Summarized commands to configure notification and permissions

The following Google Cloud CLI commands includes all the necessary commands to set up notifications and permissions as detailed in the previous sections.

gcloud

PROJECT_ID=project_id
CONFIG_NAME=config_name
RESOURCE_NAME="bqdts-event-driven-${CONFIG_NAME}"
# Create a Pub/Sub topic.
gcloud pubsub topics create "${RESOURCE_NAME}" --project="${PROJECT_ID}"
# Create a Pub/Sub subscription.
gcloud pubsub subscriptions create "${RESOURCE_NAME}" --project="${PROJECT_ID}" --topic="projects/${PROJECT_ID}/topics/${RESOURCE_NAME}"
# Create a Pub/Sub notification.
gcloud storage buckets notifications create gs://"${RESOURCE_NAME}" --topic="projects/${PROJECT_ID}/topics/${RESOURCE_NAME}" --event-types=OBJECT_FINALIZE
# Grant roles/pubsub.subscriber permission to the DTS service agent.
PROJECT_NUMBER=$(gcloud projects describe "${PROJECT_ID}" --format='value(projectNumber)')
gcloud pubsub subscriptions add-iam-policy-binding "${RESOURCE_NAME}"  --project="${PROJECT_ID}"  --member=serviceAccount:service-"${PROJECT_NUMBER}"@gcp-sa-bigquerydatatransfer.iam.gserviceaccount.com  --role=roles/pubsub.subscriber

Replace the following:

  • PROJECT_ID: The ID of your project.
  • CONFIG_NAME: A name to identify this transfer configuration.

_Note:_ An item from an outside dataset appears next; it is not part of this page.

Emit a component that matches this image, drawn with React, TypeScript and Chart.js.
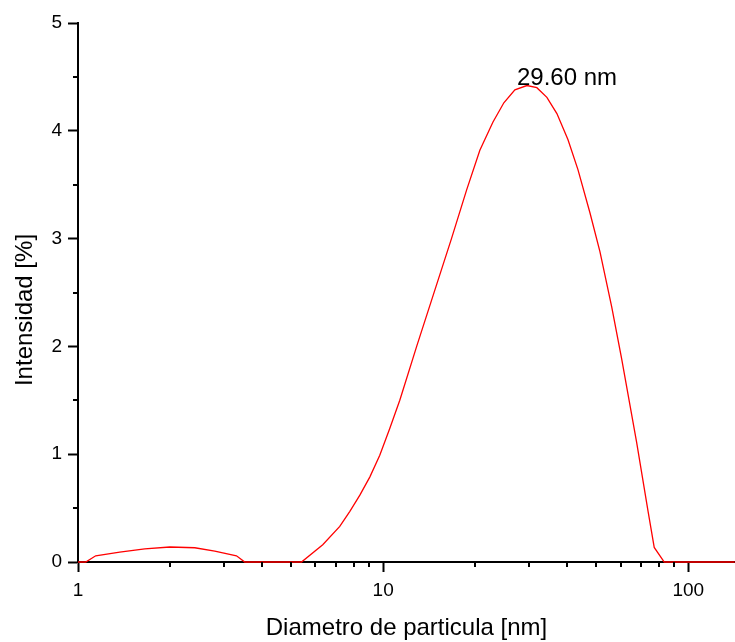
import React, { useEffect, useRef } from "react";
import { Chart, registerables } from "chart.js";

Chart.register(...registerables);

// Particle diameter [nm]
const diameters = [
  1.0, 1.06, 1.143, 1.37, 1.655, 2.0, 2.414, 2.807, 3.306, 3.521, 5.4, 6.34,
  7.21, 7.78, 8.39, 9.05, 9.75, 10.52, 11.34, 12.88, 16.75, 18.77, 20.75,
  22.89, 24.87, 27.03, 29.6, 31.9, 34.41, 37.11, 40.33, 43.5, 47.62, 51.35,
  56.1, 60.46, 67.74, 73.94, 77.35, 83.44, 142,
];
// Intensity [%]
const intensity = [
  0, 0, 0.058, 0.092, 0.122, 0.139, 0.132, 0.1, 0.058, 0, 0, 0.16, 0.33, 0.47,
  0.62, 0.79, 0.99, 1.24, 1.5, 2.0, 3.0, 3.45, 3.82, 4.08, 4.26, 4.38, 4.42,
  4.4, 4.31, 4.16, 3.92, 3.64, 3.24, 2.88, 2.37, 1.89, 1.11, 0.46, 0.135, 0, 0,
];

const xMajorTicks = [1, 10, 100];
const xMinorTicks = [2, 3, 4, 5, 6, 7, 8, 9, 20, 30, 40, 50, 60, 70, 80, 90];
const yMajorTicks = [0, 1, 2, 3, 4, 5];
const yMinorTicks = [0.5, 1.5, 2.5, 3.5, 4.5];

const peakLabel = "29.60 nm";
const xTitle = "Diametro de particula [nm]";
const yTitle = "Intensidad [%]";

const FONT = "'Liberation Sans', Arial, sans-serif";

const decorPlugin = {
  id: "decor",
  afterDraw(chart: any) {
    const { ctx, chartArea, scales } = chart;
    const xs = scales.x;
    const ys = scales.y;
    ctx.save();
    ctx.strokeStyle = "#000";
    ctx.lineWidth = 2;
    // minor ticks x
    xMinorTicks.forEach((v) => {
      const px = Math.round(xs.getPixelForValue(v));
      ctx.beginPath();
      ctx.moveTo(px, chartArea.bottom);
      ctx.lineTo(px, chartArea.bottom + 5);
      ctx.stroke();
    });
    // minor ticks y
    yMinorTicks.forEach((v) => {
      const py = Math.round(ys.getPixelForValue(v));
      ctx.beginPath();
      ctx.moveTo(chartArea.left, py);
      ctx.lineTo(chartArea.left - 5, py);
      ctx.stroke();
    });
    // titles
    ctx.fillStyle = "#000";
    ctx.font = `24px ${FONT}`;
    ctx.textAlign = "center";
    ctx.textBaseline = "middle";
    ctx.fillText(xTitle, (chartArea.left + chartArea.right) / 2, 628);
    ctx.save();
    ctx.translate(25, 310);
    ctx.rotate(-Math.PI / 2);
    ctx.fillText(yTitle, 0, 0);
    ctx.restore();
    // peak label
    let mi = 0;
    intensity.forEach((v, i) => {
      if (v > intensity[mi]) mi = i;
    });
    const ppx = xs.getPixelForValue(diameters[mi]);
    const ppy = ys.getPixelForValue(intensity[mi]);
    ctx.textAlign = "left";
    ctx.textBaseline = "alphabetic";
    ctx.font = `24px ${FONT}`;
    ctx.fillText(peakLabel, ppx - 10, ppy - 0.5);
    ctx.restore();
  },
};

export default function App() {
  const ref = useRef<HTMLCanvasElement | null>(null);
  useEffect(() => {
    if (!ref.current) return;
    const chart = new Chart(ref.current, {
      type: "line",
      data: {
        datasets: [
          {
            data: diameters.map((d, i) => ({ x: d, y: intensity[i] })),
            borderColor: "#ff0000",
            borderWidth: 1.3,
            pointRadius: 0,
            tension: 0,
            fill: false,
            clip: 5,
          } as any,
        ],
      },
      options: {
        responsive: false,
        animation: false,
        layout: { padding: { top: 23, right: 0, bottom: 0, left: 0 } },
        plugins: {
          legend: { display: false },
          tooltip: { enabled: false },
          title: { display: false },
        },
        scales: {
          x: {
            type: "logarithmic",
            min: 1,
            max: 142.3,
            afterBuildTicks: (s: any) => {
              s.ticks = xMajorTicks.map((v) => ({ value: v }));
            },
            afterFit: (s: any) => {
              s.height = 80;
            },
            ticks: {
              autoSkip: false,
              maxRotation: 0,
              padding: 7,
              color: "#000",
              font: { family: FONT, size: 19 },
              callback: (v: any) => String(v),
            },
            grid: {
              drawOnChartArea: false,
              drawTicks: true,
              tickLength: 10,
              tickWidth: 2,
              tickColor: "#000",
            },
            border: { display: true, color: "#000", width: 2 },
          },
          y: {
            type: "linear",
            min: 0,
            max: 5,
            afterBuildTicks: (s: any) => {
              s.ticks = yMajorTicks.map((v) => ({ value: v }));
            },
            afterFit: (s: any) => {
              s.width = 78;
            },
            ticks: {
              autoSkip: false,
              padding: 6,
              color: "#000",
              font: { family: FONT, size: 19 },
              callback: (v: any) => String(v),
            },
            grid: {
              drawOnChartArea: false,
              drawTicks: true,
              tickLength: 10,
              tickWidth: 2,
              tickColor: "#000",
            },
            border: { display: true, color: "#000", width: 2 },
          },
        },
      },
      plugins: [decorPlugin],
    });
    return () => chart.destroy();
  }, []);
  return (
    <div style={{ position: "absolute", left: 0, top: 0, width: 735, height: 642, background: "#fff" }}>
      <canvas ref={ref} width={735} height={642} style={{ display: "block" }} />
    </div>
  );
}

Create a transfer configuration

You can create an event-driven Cloud Storage transfer by creating a Cloud Storage transfer and selecting Event-driven as the Schedule Type. As the Cloud Storage Admin (roles/storage.admin) and the Pub/Sub Admin (roles/pubsub.admin), you have sufficient permissions for the BigQuery Data Transfer Service to automatically configure Cloud Storage to send notifications.

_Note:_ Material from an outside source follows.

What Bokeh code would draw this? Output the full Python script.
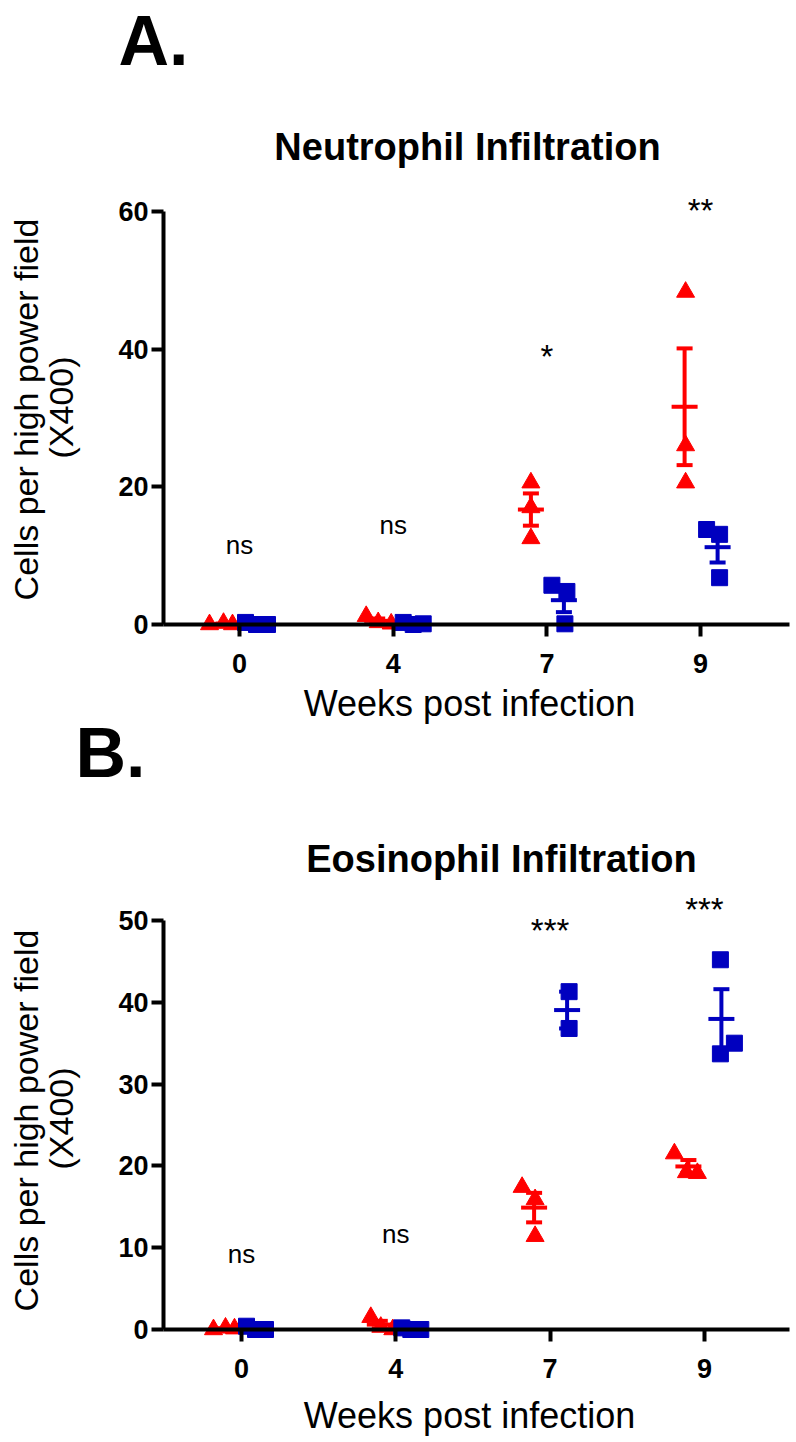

If you aren't the Cloud Storage Admin (roles/storage.admin) and the Pub/Sub Admin (roles/pubsub.admin), you must instead ask your administrator to grant you the roles or ask your administrator to complete the required Pub/Sub notifications in Cloud Storage configurations and Service Agent permission configurations before you can create the event-driven transfer.